The person heard this dialogue. He was confused. He wanted to insult and humiliate the Buddha, but for some reason he felt humiliated. The love and compassion shown by the Buddha was a complete surprise to him.
“Go home and rest,” Buddha said, “You don’t look well. You’ve punished yourself enough. Forget about this incident and don’t worry, it didn’t hurt me. This body is made of dust and sooner or later it will turn into dust again, and people will walk on it.”
The man got up wearily and left, hiding his tears. In the evening he came back and fell at the feet of the Buddha, and said, “Please forgive me!”
“There is nothing to forgive, because I was not angry,” the Buddha replied. “But I am happy to see that you have come to your senses and that the hell you lived in has been gone for you. Go in peace and never sink into such a state again!”
#6: The Story of the Angry Young Man and The Buddha
It is said that one day the Buddha was walking through a village.
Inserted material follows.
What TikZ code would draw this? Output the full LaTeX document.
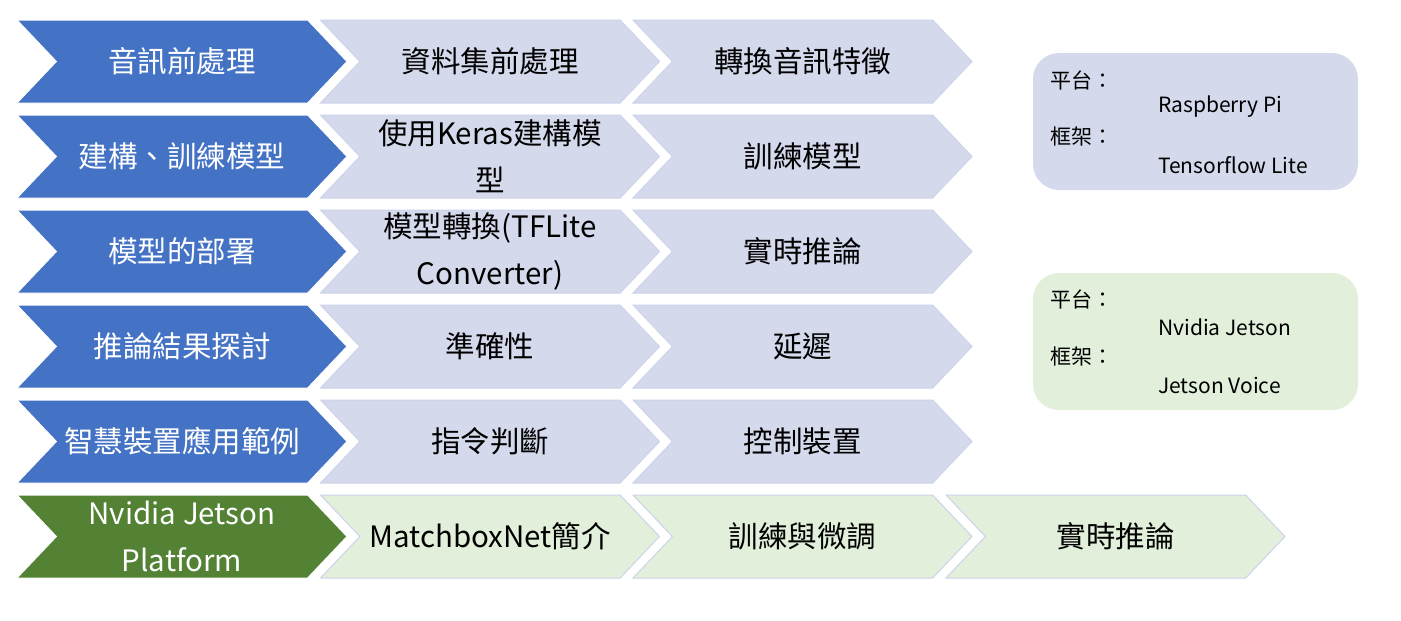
\documentclass[tikz,border=0pt]{standalone}
\usepackage{fontspec}
\setmainfont{Noto Sans CJK TC}
\usetikzlibrary{shapes.symbols, positioning}
\definecolor{stepblue}{HTML}{4472C4}
\definecolor{steplav}{HTML}{D5D9EC}
\definecolor{stepgreen}{HTML}{548235}
\definecolor{steplime}{HTML}{E2EFDA}
\definecolor{stepedge}{HTML}{CDD3EA}
\tikzset{
  chev/.style={signal, signal from=west, signal to=east, signal pointer angle=93,
    minimum height=83pt, inner sep=0pt, align=center,
    font=\fontsize{29.5}{47}\selectfont},
  headchev/.style={chev, fill=stepblue, draw=white, line width=1pt, text=white, minimum width=330pt},
  subchev/.style={chev, fill=steplav, draw=stepedge, line width=1pt, minimum width=339pt},
  infobox/.style={rounded corners=26pt, minimum width=325pt, minimum height=137pt},
  infotext/.style={anchor=west, inner sep=0pt, font=\fontsize{21}{24}\selectfont}
}
\begin{document}
\begin{tikzpicture}[x=1pt, y=-1pt]
\useasboundingbox (0,0) rectangle (1401,621);
\foreach \i/\a/\b/\c in {1/音訊前處理/資料集前處理/轉換音訊特徵,
    2/{建構、訓練模型}/{使用Keras建構模\\型}/訓練模型,
    3/模型的部署/{模型轉換(TFLite\\Converter)}/實時推論,
    4/推論結果探討/準確性/延遲,
    5/智慧裝置應用範例/指令判斷/控制裝置}
{
  \node[headchev] (h\i) at (182, {61.5+95*(\i-1)}) {\a};
  \node[subchev] (s\i) at (490, {61.5+95*(\i-1)}) {\b};
  \node[subchev] (t\i) at (802.5, {61.5+95*(\i-1)}) {\c};
}
\node[headchev, fill=stepgreen] (h6) at (182, 536.5) {Nvidia Jetson\\Platform};
\node[subchev, fill=steplime] (s6) at (490, 536.5) {MatchboxNet簡介};
\node[subchev, fill=steplime] (t6) at (802.5, 536.5) {訓練與微調};
\node[subchev, fill=steplime] (u6) at (1115.5, 536.5) {實時推論};

\node[infobox, fill=steplav] (rpi) at (1195.5, 121.5) {};
\node[infotext] (rpiplat) at (1050, 80) {平台：};
\node[infotext] (rpiplatv) at (1158, 107) {Raspberry Pi};
\node[infotext] (rpifw) at (1050, 137) {框架：};
\node[infotext] (rpifwv) at (1158, 165) {Tensorflow Lite};

\node[infobox, fill=steplime] (jet) at (1195.5, 341.5) {};
\node[infotext] (jetplat) at (1050, 299) {平台：};
\node[infotext] (jetplatv) at (1158, 327) {Nvidia Jetson};
\node[infotext] (jetfw) at (1050, 357) {框架：};
\node[infotext] (jetfwv) at (1158, 385) {Jetson Voice};
\end{tikzpicture}
\end{document}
A very angry and rude young man came up and began insulting him, saying all kinds of rude words.
The Buddha was not upset by these insults. Instead, he asked the young man, “Tell me, if you buy a gift for someone, and that person does not take it, to whom does the gift belong?”
The young man was surprised to be asked such a strange question and answered, “It would belong to me because I bought the gift.”
The Buddha smiled and said, “That is correct. And it is exactly the same with your anger. If you become angry with me and I do not get insulted, then the anger falls back on you. You are then the only one who becomes unhappy, not me. All you have done is hurt yourself.”
We hope you enjoyed these Buddhist stories and feel inspired on your spiritual path.